Last year, Saddam allied with the Kurdish Democratic Party--which he bombarded
with cyanide and mustard gas in 1988--to seize Irbil, the most important
Kurdish city. This campaign dislodged Western aid workers, several thousand
U.S. troops stationed there, and a CIA outpost . It also provided an
opportunity for Saddam's intelligence groups to infiltrate Kurdish ranks.
Iraq's attack violated the 1991 cease-fire limitations, so the United States
punished it by bombing military targets in the south.
A
30,000-man unit called Saddam's Commandos , led by one of his sons, also
snuffs out unrest. Last summer the unit, which watches for signs of a military
coup, executed 120 soldiers suspected of planning a rebellion.
Since the 1991 cease-fire, U.N. inspectors have largely
disarmed Saddam's nuclear, chemical, and biological arsenal, using random
inspections and surveillance cameras to do their work. During the recent
standoff, Iraq tampered with monitoring equipment, and the fear is that the
Iraqis will use this window to create a cache of chemical weapons. This is not
the first prolonged interruption of inspections. On dozens of occasions, Iraqis
have refused to admit inspectors to facilities. In January 1993, the Bush
administration launched cruise missiles at Baghdad to force compliance.
What
has inspired Saddam's most recent flexing? Having fractured the
international coalition, Saddam no longer fears the prospect of invasion from
the coalition: Nations like France, Russia, and China have sworn to veto any
U.N. military action because they want to protect the post-sanctions oil
deals they've penned with Iraq. These countries only reluctantly agreed to this
week's new U.N. sanctions that bar international travel by Iraqi officials
linked to the inspection dispute. Also, Saddam is taking advantage of the
current Arab backlash against the United States , sparked by the latter's
failure to broker a peace settlement with Israel. Even moderate Egypt has
expressed sympathy for Saddam.
The United States is ready for war ,
having amassed more than 20,000 troops in Kuwait and Saudi Arabia. There are
currently 11 U.S. Navy warships in the Persian Gulf carrying cruise missiles
capable of hitting Baghdad. Iraq has backed down before on its demands that the
U.N. teams leave. The U.S. has never backed down.

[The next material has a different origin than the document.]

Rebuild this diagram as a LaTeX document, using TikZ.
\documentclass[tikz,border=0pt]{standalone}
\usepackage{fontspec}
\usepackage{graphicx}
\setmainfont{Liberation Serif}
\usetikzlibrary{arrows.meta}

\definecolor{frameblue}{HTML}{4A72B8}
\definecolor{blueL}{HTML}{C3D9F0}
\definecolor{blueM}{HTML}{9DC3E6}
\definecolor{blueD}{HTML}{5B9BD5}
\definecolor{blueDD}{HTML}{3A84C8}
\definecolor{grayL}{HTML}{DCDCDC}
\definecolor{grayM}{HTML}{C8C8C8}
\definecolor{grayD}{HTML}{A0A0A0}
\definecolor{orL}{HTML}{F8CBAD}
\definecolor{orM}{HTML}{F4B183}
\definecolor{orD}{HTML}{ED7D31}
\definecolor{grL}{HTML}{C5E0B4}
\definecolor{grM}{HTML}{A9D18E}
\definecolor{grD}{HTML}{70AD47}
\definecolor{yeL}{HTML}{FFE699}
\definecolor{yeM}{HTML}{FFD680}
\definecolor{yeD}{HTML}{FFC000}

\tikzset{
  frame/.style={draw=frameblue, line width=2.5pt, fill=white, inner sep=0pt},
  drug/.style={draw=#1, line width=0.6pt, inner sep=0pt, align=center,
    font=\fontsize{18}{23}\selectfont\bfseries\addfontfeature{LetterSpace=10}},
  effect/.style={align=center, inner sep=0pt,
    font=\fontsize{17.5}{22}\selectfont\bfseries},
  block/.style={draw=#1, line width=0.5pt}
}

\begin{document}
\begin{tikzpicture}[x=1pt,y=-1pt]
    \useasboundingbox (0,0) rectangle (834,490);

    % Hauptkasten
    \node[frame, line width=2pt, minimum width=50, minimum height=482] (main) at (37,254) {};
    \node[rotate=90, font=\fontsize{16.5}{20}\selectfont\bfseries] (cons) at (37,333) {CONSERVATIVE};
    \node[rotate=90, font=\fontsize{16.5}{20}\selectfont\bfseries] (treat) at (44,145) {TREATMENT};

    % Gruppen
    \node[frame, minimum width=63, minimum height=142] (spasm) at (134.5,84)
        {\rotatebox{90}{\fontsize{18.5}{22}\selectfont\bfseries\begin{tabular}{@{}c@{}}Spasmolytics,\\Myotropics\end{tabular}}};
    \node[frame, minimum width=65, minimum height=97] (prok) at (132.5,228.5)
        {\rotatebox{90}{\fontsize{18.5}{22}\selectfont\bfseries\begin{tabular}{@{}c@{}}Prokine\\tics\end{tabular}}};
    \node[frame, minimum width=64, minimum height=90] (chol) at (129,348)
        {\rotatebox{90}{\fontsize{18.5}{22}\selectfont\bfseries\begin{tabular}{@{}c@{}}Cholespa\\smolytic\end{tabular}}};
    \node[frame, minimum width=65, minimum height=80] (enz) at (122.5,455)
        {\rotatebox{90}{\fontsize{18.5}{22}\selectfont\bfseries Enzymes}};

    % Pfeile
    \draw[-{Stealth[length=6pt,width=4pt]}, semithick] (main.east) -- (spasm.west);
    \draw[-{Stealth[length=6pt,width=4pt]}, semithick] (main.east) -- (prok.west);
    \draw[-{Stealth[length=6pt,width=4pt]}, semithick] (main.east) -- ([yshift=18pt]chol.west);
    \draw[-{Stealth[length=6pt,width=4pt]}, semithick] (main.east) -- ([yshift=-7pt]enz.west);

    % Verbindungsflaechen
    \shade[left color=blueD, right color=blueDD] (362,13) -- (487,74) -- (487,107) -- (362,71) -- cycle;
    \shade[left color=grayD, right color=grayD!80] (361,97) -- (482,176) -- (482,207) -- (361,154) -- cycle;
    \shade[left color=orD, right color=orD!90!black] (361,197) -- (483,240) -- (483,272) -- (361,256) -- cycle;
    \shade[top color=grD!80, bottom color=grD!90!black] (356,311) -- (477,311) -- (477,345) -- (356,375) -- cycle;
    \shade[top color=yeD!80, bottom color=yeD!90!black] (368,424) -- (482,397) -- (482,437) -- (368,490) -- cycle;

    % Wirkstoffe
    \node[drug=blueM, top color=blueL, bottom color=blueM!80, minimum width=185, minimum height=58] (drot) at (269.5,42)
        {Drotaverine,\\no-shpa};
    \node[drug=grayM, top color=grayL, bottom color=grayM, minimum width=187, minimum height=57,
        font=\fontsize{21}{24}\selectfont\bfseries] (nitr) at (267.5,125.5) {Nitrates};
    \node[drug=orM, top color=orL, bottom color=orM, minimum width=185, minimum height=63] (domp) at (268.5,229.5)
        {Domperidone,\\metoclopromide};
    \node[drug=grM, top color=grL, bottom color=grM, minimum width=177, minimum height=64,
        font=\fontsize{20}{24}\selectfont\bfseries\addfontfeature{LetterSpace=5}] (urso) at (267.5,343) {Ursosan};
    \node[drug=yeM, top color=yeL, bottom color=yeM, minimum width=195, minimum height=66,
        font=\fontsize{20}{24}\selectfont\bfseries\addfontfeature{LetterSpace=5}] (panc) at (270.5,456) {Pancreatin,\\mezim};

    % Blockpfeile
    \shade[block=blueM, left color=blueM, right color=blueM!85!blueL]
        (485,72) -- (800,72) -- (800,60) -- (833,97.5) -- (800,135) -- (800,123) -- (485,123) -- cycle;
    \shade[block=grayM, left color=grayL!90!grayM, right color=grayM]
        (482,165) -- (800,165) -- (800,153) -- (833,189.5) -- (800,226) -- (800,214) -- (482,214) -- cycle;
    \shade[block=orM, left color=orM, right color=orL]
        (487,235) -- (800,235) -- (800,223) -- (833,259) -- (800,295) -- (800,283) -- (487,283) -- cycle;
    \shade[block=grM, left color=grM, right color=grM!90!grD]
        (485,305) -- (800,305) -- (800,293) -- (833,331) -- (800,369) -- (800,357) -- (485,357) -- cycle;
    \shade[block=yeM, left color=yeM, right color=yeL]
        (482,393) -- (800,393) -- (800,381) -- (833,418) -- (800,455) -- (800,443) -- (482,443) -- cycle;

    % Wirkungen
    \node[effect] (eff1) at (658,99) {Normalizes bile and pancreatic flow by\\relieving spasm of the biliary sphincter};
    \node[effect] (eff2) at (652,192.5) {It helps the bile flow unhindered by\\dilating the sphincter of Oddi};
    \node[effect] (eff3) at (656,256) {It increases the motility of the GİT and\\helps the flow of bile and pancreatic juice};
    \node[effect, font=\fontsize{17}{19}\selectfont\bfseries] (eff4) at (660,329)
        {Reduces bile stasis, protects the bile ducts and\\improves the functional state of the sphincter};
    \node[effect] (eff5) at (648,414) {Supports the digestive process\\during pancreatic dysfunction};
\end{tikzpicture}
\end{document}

Iraq is weak, but it could
still wage a fierce ground war. Its 300,000-strong army is one-third the size
of the one that went into the Gulf War, but it is better trained. Since the
cease-fire, Saddam has continued to build conventional arms for these forces
under the watchful eye of the U.N. inspectors. The inspectors report that Iraq
has a handful of missiles, including SCUDS, capable of traveling 370 miles; and
at least a small stockpile of VX gas , one of the deadliest chemical
weapons. VX gas is banned under the terms of the cease-fire.